Un grupo de jóvenes toma con delicadeza y mira con atención y curiosidad las fotografías enmarcadas, los álbumes, los recuerdos de quien hasta hace unos días respiraba y perdió la vida bajo los escombros de un edificio, pero dejó huella en esas imágenes que eligió para que lo acompañaran en su existencia. Esos instantes congelados de vida son extensiones tangibles de su memoria. El joven que las mira se conecta con ese otro y con su historia, y en ese instante lo humaniza.

La escena tiene lugar frente al edificio colapsado en las calles de Petén y Zapata. El fotógrafo Rodrigo Payró mira a los jóvenes brigadistas que con enorme respeto contemplan y guardan las pertenencias de un extraño. Y piensa que, así como cada vez que alguien lee el primer verso de La Iliada recupera toda nuestra historia, aquel muchacho que resguarda la memoria de otro, de alguna manera garantiza que no muera del todo. La escena se repite en la esquina de Amsterdam y Laredo, igual que en la de Edimburgo y Escocia. Los chicos resguardan acervos personales que entregan a las delegaciones para que los deudos puedan reclamarlos y conservarlos.

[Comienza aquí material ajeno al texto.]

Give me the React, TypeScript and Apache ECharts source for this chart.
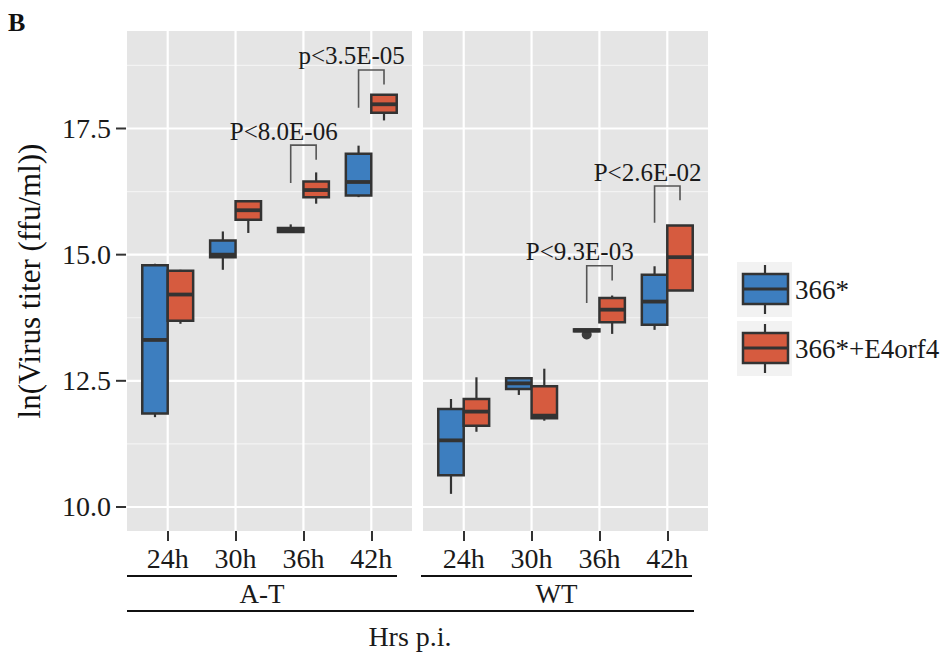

En el edificio de Ámsterdam también se rescataron tres bibliotecas con 2 mil libros que sobrevivieron a sus dueños. Son, como diría Alfonso Alfaro, “huellas de un itinerario” que se encuentran a salvo ya, en La Casa del Refugio.

Con curiosidad, respeto, cuidado y finalmente amor por la memoria se integra, de acervo en acervo, el patrimonio cultural, la memoria colectiva. Y se reconstruye ese “nosotros” tan necesario que, con enorme ayuda de los jóvenes, se revalora estos días.

Más de 900 inmuebles artísticos, históricos y arqueológicos, resultaron dañados después de los terremotos del 7 y el 19 de septiembre. Miro fotos de las heridas en Santa Prisca en Taxco, en Monte Albán, en el ex convento de Tlayacapan y en el de Tepoztlán. Después, en el Museo del Alfeñique en Puebla y en la iglesia de San Juan Pilcaya. Veo la Iglesia de los Remedios en San Andrés Cholula sin sus torres, Santa María Tonantzintla sin cúpula, Santiago Apóstol en Jiutepec, devastado… y así, 200 edificaciones en Morelos, 250 en Puebla, 50 en Tlaxcala, 30 en la Ciudad de México, cinco en Guerrero, 325 en Oaxaca, 102 en Chiapas. Además de su valor artístico, de su antigüedad y de las declaratorias de la UNESCO o el INAH como Patrimonio Nacional o de la Humanidad, es el vínculo de estos espacios con las comunidades de cada lugar lo que les da sentido. El significado que tienen en sus vidas cotidianas, rituales, colectivas. Su valor simbólico. Ya sea la Casa de Cultura de Juchitán o el ex convento agustino en Malinalco; el pequeño museo comunitario de Emiliano Zapata en Ayoxuxtla, el cine Ópera y el Orfeón o el Monumento a la Madre en Ciudad de México; el Teatro Macedonio Alcalá en Oaxaca; la biblioteca de Jaime Pérez, sepultada bajo escombros con la historia de su pueblo en San Gregorio, Xochimilco, o La Esperanza, de Manuel Tolsá, partida en dos a los pies de la Catedral Metropolitana… Todo importa.

La Secretaría de Cultura calcula que se requieren mil 200 millones de pesos para la restauración de monumentos dañados. Con su rehabilitación, la vida comunitaria también se reconstruye. En contraste, el INE pide más de 25 mil millones para 2018. Una desproporción.

“Cultura no es lo que sabemos sino lo que somos”, decía Guillermo Tovar de Teresa. Y las jóvenes manos de los rescatistas han sido un espejo renovado de eso, lo que somos. Y lo que podemos ser.